Dal Lago e Sepe, secondo Travaglio, agirebbero da “professionisti dell'anti-Saviano”, senza basarsi su quello che l'autore di “Gomorra” ha davvero detto o scritto, ma su dubbie citazioni. Interpellato dal Foglio, Dal Lago dice di considerare chiusa la querelle che lo riguarda con il suo pezzo uscito ieri sul manifesto, di stare raccogliendo un dossier “sulla salute dell'intelligenza critica in Italia” e di non aver letto Travaglio. Il quale ripropone molti argomenti già scodellati sul manifesto di venerdì scorso da Severino Cesari, in difesa di “Gomorra”. Cesari non è penna propriamente super partes: redattore del quotidiano comunista fino agli anni Ottanta, oggi è direttore editoriale di Einaudi-Stile libero (maison Mondadori, casa editrice di Saviano), nonché patrocinatore di correnti letterarie oggetto di critica nel pamphlet di Dal Lago. Forse ci voleva una riga per esplicitare il conflitto d'interessi?
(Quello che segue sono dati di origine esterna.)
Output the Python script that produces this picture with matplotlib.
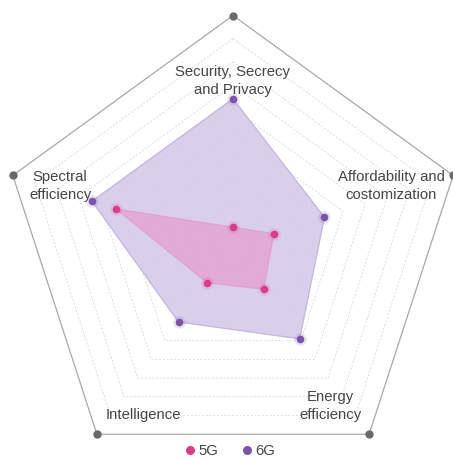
import numpy as np
import matplotlib
matplotlib.use("Agg")
import matplotlib.pyplot as plt
from matplotlib.lines import Line2D

plt.rcParams['font.family'] = ['Liberation Sans', 'DejaVu Sans']

categories = ["Security, Secrecy\nand Privacy", "Affordability and\ncostomization",
              "Energy\nefficiency", "Intelligence", "Spectral\nefficiency"]
values_5g = [0.85, 1.85, 2.25, 1.9, 5.3]
values_6g = [6.4, 4.15, 4.9, 4.0, 6.4]
levels = [1, 2, 3, 4, 5, 6, 7, 8, 9]
rmax = 10

W, H = 453, 459
fig = plt.figure(figsize=(W / 100, H / 100), dpi=100)
cx, cy, R = 233, 247, 231.5
ax = fig.add_axes([(cx - R) / W, (H - cy - R) / H, 2 * R / W, 2 * R / H], projection='polar')
ax.set_theta_zero_location('N')
ax.set_theta_direction(-1)
ax.set_ylim(0, rmax)
ax.axis('off')

n = len(categories)
theta = np.linspace(0, 2 * np.pi, n, endpoint=False)
tc = np.append(theta, theta[0])

for lv in levels:
    ax.plot(tc, [lv] * (n + 1), color='#d9d9d9', lw=0.6, ls=(0, (2.5, 2)), zorder=1)
ax.plot(tc, [rmax] * (n + 1), color='#a8a8a8', lw=0.9, zorder=2, clip_on=False)
ax.plot(theta, [rmax] * n, 'o', color='#6a6a6a', ms=5, zorder=3, clip_on=False)

c6, c5 = '#7b55ad', '#d93d8a'
v6 = np.append(values_6g, values_6g[0])
v5 = np.append(values_5g, values_5g[0])
ax.fill(tc, v6, color='#d3c7e8', alpha=0.85, zorder=4)
ax.plot(tc, v6, color='#c3b3de', lw=0.7, zorder=4)
ax.fill(tc, v5, color='#e4a2d0', alpha=0.8, zorder=5)
ax.plot(tc, v5, color='#e2a0cc', lw=0.5, zorder=5)
for v, c in ((values_6g, c6), (values_5g, c5)):
    ax.plot(theta, v, 'o', color=c, ms=9, alpha=0.15, mec='none', zorder=6)
    ax.plot(theta, v, 'o', color=c, ms=5.5, mec='none', zorder=7)

label_pos = [(233, 81), (391, 186), (330, 406), (143, 415), (60, 186)]
for lab, (x, y) in zip(categories, label_pos):
    fig.text(x / W, 1 - y / H, lab, ha='center', va='center', fontsize=10.7,
             color='#454545', linespacing=1.3)

handles = [Line2D([], [], marker='o', ls='none', color=c5, ms=6.5, mec='none'),
           Line2D([], [], marker='o', ls='none', color=c6, ms=6.5, mec='none')]
fig.legend(handles, ['5G', '6G'], loc='center', bbox_to_anchor=(0.505, 1 - 451 / H),
           ncol=2, frameon=False, fontsize=10.7, handletextpad=0.1, columnspacing=1.4,
           handlelength=1.0, labelcolor='#454545')

fig.savefig('out.png', dpi=100, facecolor='white')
Sarà per la prossima volta. Intanto Travaglio rilancia alcune vibrate argomentazioni di Cesari (senza occuparsi della vera domanda di Dal Lago: “Gomorra” è un testo d'invenzione letteraria, quindi da giudicare in base al suo stile, e quindi ai suoi molti svarioni, alle sue ingenuità, alle sue incongruenze, o pretende di dire la “verità” dei fatti?). Cesari ha accusato Dal Lago di “farsesche” critiche di sciatteria contro Saviano. Il quale, per esempio, calza i suoi camorristi non con “stivali” (come ha scritto il tendenzioso sociologo alla ricerca del pelo nell'uovo, stupito perché poco prima si parlava di scarpe da ginnastica), ma con “stivaletti”. Meno male che c'è Travaglio a mettere le cose a posto (ma nello stesso tempo esorta Saviano a non pubblicare più con Mondadori: chissà che ne pensa Cesari): “In ‘Gomorra' – puntualizza il cofondatore del Fatto – si parla di ‘stivaletti' e di ‘stivaletti' sportivi ne esistono parecchi in commercio. Per esempio quelli di marca ‘Hogan's' (sic) e simili”. “Se introduci un dettaglio bisogna che lo mediti fino in fondo”, consigliava agli scrittori principianti il grande formalista russo Viktor Sklovskij. Ma “Gomorra” non è un romanzo, non è letteratura, non è nemmeno un documento. E' una fede, oggi difesa anche dal giustizialista calzaturiero Marco Travaglio.